17. Number of Submatrices That Sum to Target.cpp

/*
Number of Submatrices That Sum to Target
========================================

Given a matrix and a target, return the number of non-empty submatrices that sum to target.

A submatrix x1, y1, x2, y2 is the set of all cells matrix[x][y] with x1 <= x <= x2 and y1 <= y <= y2.

Two submatrices (x1, y1, x2, y2) and (x1', y1', x2', y2') are different if they have some coordinate that is different: for example, if x1 != x1'.

Example 1:
Input: matrix = [[0,1,0],[1,1,1],[0,1,0]], target = 0
Output: 4
Explanation: The four 1x1 submatrices that only contain 0.

Example 2:
Input: matrix = [[1,-1],[-1,1]], target = 0
Output: 5
Explanation: The two 1x2 submatrices, plus the two 2x1 submatrices, plus the 2x2 submatrix.

Example 3:
Input: matrix = [[904]], target = 0
Output: 0


Constraints:
1 <= matrix.length <= 100
1 <= matrix[0].length <= 100
-1000 <= matrix[i] <= 1000
-10^8 <= target <= 10^8

Hint #1  
Using a 2D prefix sum, we can query the sum of any submatrix in O(1) time.
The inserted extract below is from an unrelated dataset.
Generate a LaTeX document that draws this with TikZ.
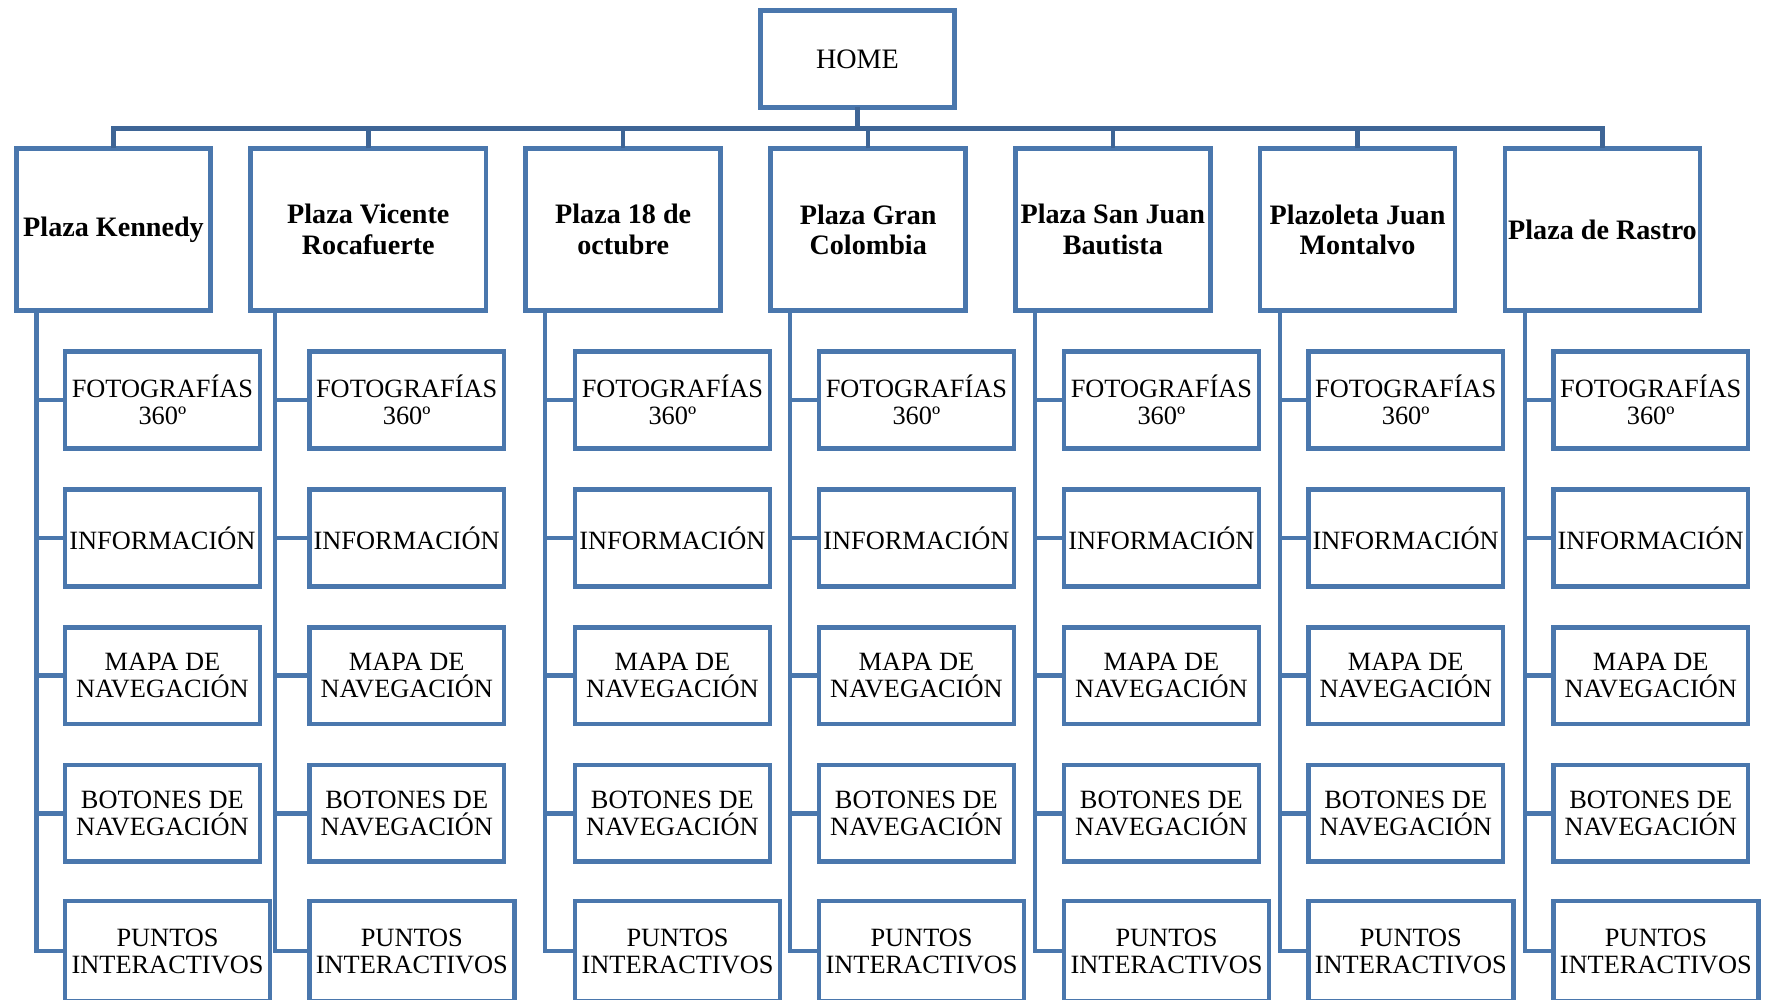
\documentclass[tikz,border=0pt]{standalone}
\usepackage{fontspec}
\setmainfont{Liberation Serif}

\definecolor{boxblue}{RGB}{74,119,173}
\definecolor{busblue}{RGB}{62,101,150}

\tikzset{
  home/.style={draw=boxblue, line width=1.3pt, minimum width=1.94cm, minimum height=0.966cm,
    inner sep=0pt, outer sep=0pt, font=\fontsize{8}{8.6}\selectfont},
  plaza/.style={draw=boxblue, line width=1.3pt, minimum height=1.624cm, inner sep=0pt,
    outer sep=0pt, align=center, font=\bfseries\fontsize{8}{8.6}\selectfont},
  item/.style={draw=boxblue, line width=1.3pt, minimum width=1.947cm, minimum height=0.966cm,
    inner sep=0pt, outer sep=0pt, align=center, anchor=west, font=\fontsize{7.5}{7.7}\selectfont},
  puntos/.style={item, minimum width=2.05cm, minimum height=1cm},
  link/.style={boxblue, line width=1.3pt},
  bus/.style={busblue, line width=1.3pt},
}

\begin{document}
\begin{tikzpicture}[x=0.01cm, y=-0.01cm]
  \useasboundingbox (0,0) rectangle (1766,999);

  \node[home] (home) at (857.5,59) {HOME};

  % one column per plaza, with its five pages
  \foreach \i/\px/\pw/\vx/\cx/\lbl in {
      1/113.5/1.94/36.4/65/{Plaza Kennedy},
      2/368.3/2.35/275/309.3/{Plaza Vicente\\Rocafuerte},
      3/623.2/1.95/545/575/{Plaza 18 de\\octubre},
      4/868.2/1.95/790/819/{Plaza Gran\\Colombia},
      5/1112.8/1.95/1035/1064/{Plaza San Juan\\Bautista},
      6/1357.5/1.95/1280/1308.3/{Plazoleta Juan\\Montalvo},
      7/1602.5/1.95/1525/1553.3/{Plaza de Rastro}}
  {
    \node[plaza, minimum width=\pw cm] (p\i) at (\px,229.5) {\lbl};
    \coordinate (v\i) at (\vx,0);

    \node[item] (c\i-1) at (\cx,400) {FOTOGRAFÍAS\\360º};
    \node[item] (c\i-2) at (\cx,538) {INFORMACIÓN};
    \node[item] (c\i-3) at (\cx,675.7) {MAPA DE\\NAVEGACIÓN};
    \node[item] (c\i-4) at (\cx,813.3) {BOTONES DE\\NAVEGACIÓN};
    \node[puntos] (c\i-5) at (\cx,951) {PUNTOS\\INTERACTIVOS};

    \draw[link] (p\i.south -| v\i) |- (c\i-5.west);
    \foreach \r in {1,...,4}
      \draw[link] (c\i-\r.west) -- (c\i-\r.west -| v\i);
  }

  % bus from HOME to the plazas
  \draw[bus] (home.south) -- ++(0,21);
  \draw[bus] (p1.north) -- ++(0,-20) -| (p7.north);
  \foreach \i in {2,...,6}
    \draw[bus] (p\i.north) -- ++(0,-20);
\end{tikzpicture}
\end{document}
Now for each (r1, r2), we can find the largest sum of a submatrix that uses every row in [r1, r2] in linear time using a sliding window.
*/

class Solution
{
public:
  int numSubmatrixSumTarget(vector<vector<int>> &matrix, int target)
  {
    int ans = 0;
    int n = matrix.size(), m = matrix[0].size();
    vector<vector<int>> prefix = matrix;

    for (int i = 1; i < n; ++i)
      for (int j = 0; j < m; ++j)
        prefix[i][j] += prefix[i - 1][j];

    for (int j = 1; j < m; ++j)
      for (int i = 0; i < n; ++i)
        prefix[i][j] += prefix[i][j - 1];

    for (int si = 0; si < n; ++si)
    {
      for (int sj = 0; sj < m; ++sj)
      {
        for (int ei = si; ei < n; ++ei)
        {
          for (int ej = sj; ej < m; ++ej)
          {
            int sum = prefix[ei][ej];
            if (si > 0 && sj > 0)
              sum += prefix[si - 1][sj - 1];
            if (si > 0)
              sum -= prefix[si - 1][ej];
            if (sj > 0)
              sum -= prefix[ei][sj - 1];
            if (sum == target)
              ans++;
          }
        }
      }
    }
    return ans;
  }
};